If it were me I would find a reasonably priced undergrad school (after merit/ all aid) connected with a hospital – probably a university research hospital – Rutgers, Pitt, NC State, U Maryland, Ohio State, Purdue where you get in-state tuition, be able to walk to the hospital, and tackle undergrad without military training. But you do you - good luck.
 
I am not sure I can much to the conversation, but I do know that whether or not a person is permitted to study any graduate specialization depends on each individual community. So the SWO folks would say yes or not for their selectees, as would the Aerdales, Sub folks, etc. In a round-a-bout way, each community spends money for a certain number of new accessions each year.

Most of them want their service payback up front. There are some cases that due to over-accessing, a community manager may offer graduate studies as a way of relieving pressure on accession schools.

For example, Pensacola aviation schools had significant backlogs for a variety of reasons and they were offering aviation new accessions chances to pursue graduate studies. But the rub is this.....you may not get a chance to go straight to a commission as a doctor.

So I would manage expectations that you will not go straight to med school but if your unit supports it and your community doesn't mind giving you the time to get through the grad school, then perhaps you have found the unicorn amongst the herd of regular horses.
 
Good morning,
Please pardon the brevity of this message but I'm wondering if anyone on here knows the process to request to go to medical school directly out of college through NROTC??
I don't believe you can go straight to medical school from college if you're NROTC.

When my DD was applying to SAs and ROTCs, she looked at the NROTC website FAQs of a couple schools. One of the school FAQ sections stated NROTC allowed a certain number (I think it was 25) of mids to go directly to medical school each year.

I happened to know someone at NETC so I emailed him about it. I told him "x" university's NROTC website said mids can go directly to medical school. He said the website is wrong and he will contact the NROTC det to update the website. He said the mission of NROTC is to produce unrestricted line officers.
 
As an aside, with the Army you can go from AROTC directly to med school with an ED Delay. I have seen it done quite a few times. You serve your time after with residency and beyond.

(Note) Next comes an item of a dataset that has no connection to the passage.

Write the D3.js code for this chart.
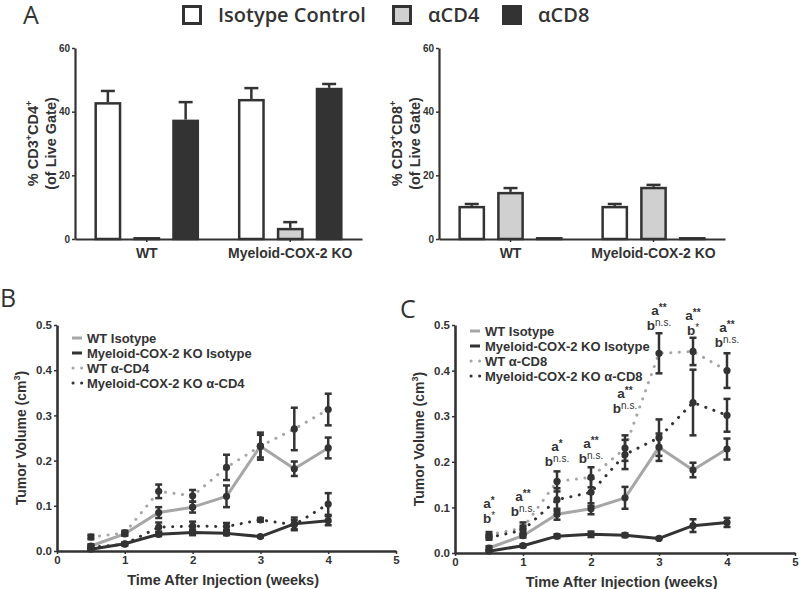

If your goal is to be a MD, there really isn't a huge difference between branches.

I am an AMEDD officer by the way.
 
I'm totally open to the fact that I may not get the educational delay for NROTC. I'm more than happy to serve my obligations - never and will never have a problem with that. However, seeing as I am still in my unit, I'd still like to try my hand at getting the delay. So I'm just trying to figure out the process.
 
So I'm just trying to figure out the process.
Step 1. Speak with your unit academic advisor.

Step 2. If required, ask to meet with unit XO or PNS to discuss further.

There is no established means by which a person on NROTC scholarship is guaranteed or generally available for graduate studies following their commission. It is driven by each warfare community based on their needs at the time. There have been some extremely helpful posts by Stem and CAPT MJ.

I appreciate your desire for greater clarity. You should understand that the clarity you seek can be obtained principally through your unit chain of command. Everyone else will be guessing or telling you stories from their past or the past of their children.
 
As a retired Navy Medical Corps officer and a USNA graduate, I would suggest commissioning as a line officer and then coming into the Medical Corps via the HPSP scholarship to any accredited medical school or going to USUHS in Bethesda. That is the most clear path and allows you to gain "life experience" with the line Navy which I believe is very valuable to military physicians. I wouldn't bank on the VERY small chance of a deferral to go direct is just too Iffy and I think the known is a better option IMO.